In March Ericsson announced it had achieved 500Mbps over 500m but it used six bonded pairs and vectoring only.

 

Why is the Phantom Mode important?

The significance of the announcement, according to Alcatel-Lucent, is that operators can continue to offer existing DSL customers new bandwidth-intensive services as they roll out FTTx.

“Rolling out FTTx will take a significant amount of time,” says Stefaan Vanhastel, director of product marketing, wireline networks at Alcatel-Lucent. “Operators are looking to reuse their copper infrastructure in the short-to-medium term - the next 5 to 10 years.”

An operator must have a central office or cabinet equipment 1km or less from the user’s residence as well as having two wire pairs per building or residence. “In many countries two pairs are available,” says Vanhastel. 

However, one analyst questions the development and promotion of such copper-enhancing technology.

“I think Alcatel is being disingenuous when they say "fiber will take long to implement, this is an intermediary solution’,” says the analyst, who asked not to be named. “They know full well that customers would see this as a way to hold back on deploying fibre.

“Ultimately to me this is schizophrenia at work. Alcatel-Lucent wants to be all things to all service providers and may be sending the wrong message to the market that they need not invest to sustain the bandwidth demand growth, which is suicidal both for service providers and for Alcatel-Lucent in the long run.” 

Alcatel-Lucent does believe operators will invest in DSL alongside FTTx.

“The investment required to upgrade DSL is quite small,” says Vanhastel. “Even with two ports it is a bargain; you get the investment back in one or two months.” 

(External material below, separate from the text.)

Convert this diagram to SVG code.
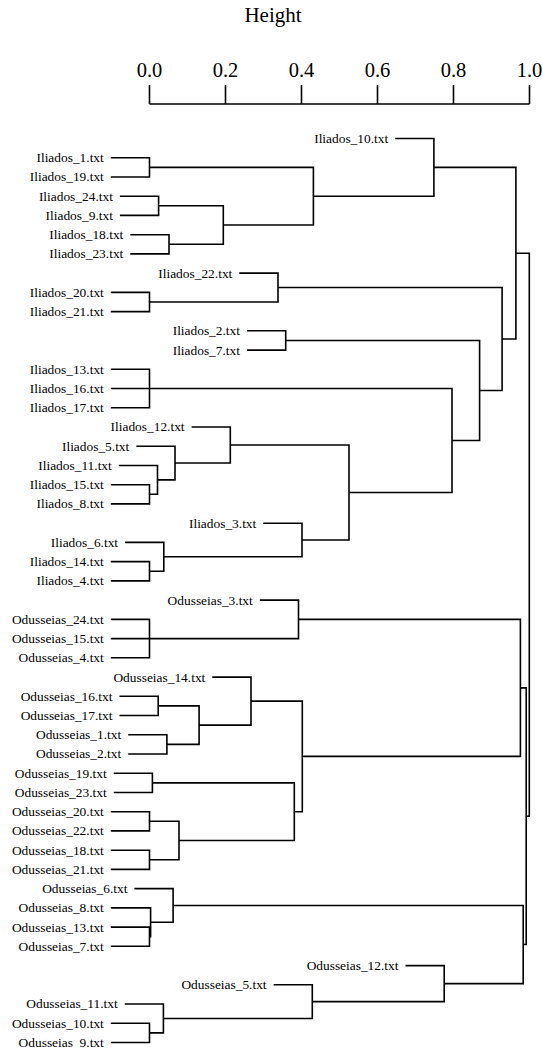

Even operators more advanced in their FTTx deployments will want to offer new higher bandwidth services such as high-definition TV to all their customers.

“What are you going to do? Offer your services to just 50% of your customers?” says Vanhastel “They [the remaining customers] will go elsewhere.”

 

Method used

The Bell Labs research arm of Alcatel-Lucent has used three techniques to enhance DSL’s speed and reach performance.

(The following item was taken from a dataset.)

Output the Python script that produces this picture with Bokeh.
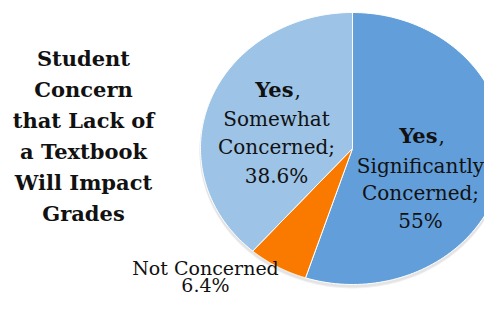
import numpy as np
from bokeh.plotting import figure
from bokeh.models import Range1d, ColumnDataSource
from bokeh.core.properties import value
from bokeh.embed import file_html
from bokeh.resources import INLINE

# ---- data ----
categories = ["Yes, Significantly Concerned", "Not Concerned", "Yes, Somewhat Concerned"]
shares = [55.0, 6.4, 38.6]
colors = ["#629ED9", "#FA7A00", "#9DC3E6"]
title_lines = ["Student", "Concern", "that Lack of", "a Textbook", "Will Impact", "Grades"]
label_sig = ["Significantly", "Concerned;", "55%"]
label_some = ["Somewhat", "Concerned;", "38.6%"]
label_not = ["Not Concerned", "6.4%"]

# pixel coordinate system of the picture
W, H = 484, 297
p = figure(width=W, height=H, output_backend="svg", toolbar_location=None,
           x_range=Range1d(0, W), y_range=Range1d(H, 0),
           min_border=0, outline_line_color=None)
p.axis.visible = False
p.grid.visible = False
p.background_fill_color = "white"
p.border_fill_color = "white"

cx, cy, rx, ry = 352, 148, 152, 136

# soft shadow
t = np.linspace(0, 2 * np.pi, 200)
for off, a in [(3, 0.10), (2, 0.12)]:
    p.patch(cx + (rx + 1) * np.sin(t), cy + off - (ry + 1) * np.cos(t),
            fill_color="#808080", fill_alpha=a, line_color=None)

# slices (clockwise from top) on an ellipse
cum = np.concatenate([[0], np.cumsum(shares)]) / 100.0 * 2 * np.pi
xs, ys = [], []
for i in range(len(shares)):
    tt = np.linspace(cum[i], cum[i + 1], 120)
    xs.append(np.concatenate([[cx], cx + rx * np.sin(tt), [cx]]))
    ys.append(np.concatenate([[cy], cy - ry * np.cos(tt), [cy]]))
src = ColumnDataSource(dict(xs=xs, ys=ys, color=colors, name=categories))
p.patches("xs", "ys", source=src, fill_color="color", line_color="white", line_width=1)

serif = value("DejaVu Serif")
txt = "#111111"

# title
p.text(x=[83] * len(title_lines), y=[58 + 31 * i for i in range(len(title_lines))],
       text=title_lines, text_font=serif, text_font_style="bold",
       text_font_size="21px", text_align="center", text_baseline="alphabetic",
       text_color=txt)

# Somewhat label
p.text(x=[293], y=[89], text=["Yes"], text_font=serif, text_font_style="bold",
       text_font_size="21px", text_align="right", text_baseline="alphabetic", text_color=txt)
p.text(x=[294], y=[89], text=[","], text_font=serif, text_font_size="20px",
       text_align="left", text_baseline="alphabetic", text_color=txt)
p.text(x=[276] * 3, y=[118, 146, 175], text=label_some, text_font=serif,
       text_font_size="20px", text_align="center", text_baseline="alphabetic", text_color=txt)

# Significantly label
p.text(x=[437], y=[135], text=["Yes"], text_font=serif, text_font_style="bold",
       text_font_size="21px", text_align="right", text_baseline="alphabetic", text_color=txt)
p.text(x=[438], y=[135], text=[","], text_font=serif, text_font_size="20px",
       text_align="left", text_baseline="alphabetic", text_color=txt)
p.text(x=[420] * 3, y=[165, 192, 220], text=label_sig, text_font=serif,
       text_font_size="20px", text_align="center", text_baseline="alphabetic", text_color=txt)

# Not concerned label (kept inside the frame)
p.text(x=[205, 205], y=[267, 284], text=label_not, text_font=serif,
       text_font_size="19px", text_align="center", text_baseline="alphabetic", text_color=txt)

open("out.html", "w").write(file_html(p, INLINE))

  • Bonding: The combination of copper line pairs to boost the number of channels – in this case two are bonded - and hence the data rate between access equipment and the DSL modem.
  • Vectoring: Noise cancellation techniques using digital signal processing to improve the overall signal-to-noise performance. “It involves measuring the noise on all the lines and generating anti-phase – the inverse signal – such that the two cancel out,” says Vanhastel.
  • Phantom mode: The phantom mode technology uses two physical wires to create a third virtual one. The technology was first proposed in the 1880s as a way to add an extra virtual telephone line.

 

Two physical pairs and the third phantom one. Source: Alcatel-Lucent

Using the phantom mode, only two wire pairs are needed to connect the end equipment. The information on the third “virtual” line is shared over the two physical channels. Using analogue electronics, the data on the third channel is processed and recovered.  “We add and subtract through the use of a bunch of transformers,” says VanhastelWhere the circuitry is placed, whether in the DSLAM access equipment or elsewhere, is to be decided.

To create the virtual wire, a modem supporting three-pair bonding is required. In addition the chipset in the DSL modem must have sufficient processing performance to execute vectoring on three channels. That's because adding the phantom mode degrades the performance of all the channels due to crosstalk. The crosstalk is removed between the channels using vectoring.

 

What next?

The technology needs to be brought to market. “At the earliest it will be 2012,” says Vanhastel.

But the analyst points out that the technology is lab tested: “Between test labs and implementation, count a significant number of years.”

The concept could even be extended using more wire pairs. The relationship is (N-1) phantom channels for N wire pairs i.e. 1 virtual channel with two pairs, 2 with 3 pairs etc.

Alcatel-Lucent says it has already completed two VDSL2 bonding trials in Asia Pacific, while three operators are undertaking VDSL2 vectoring tests in their labs and will move to testing in the field using a single line this year.

“Bonding is here today, vectoring will be 2011 and the phantom mode will be after that,” says Vanhastel.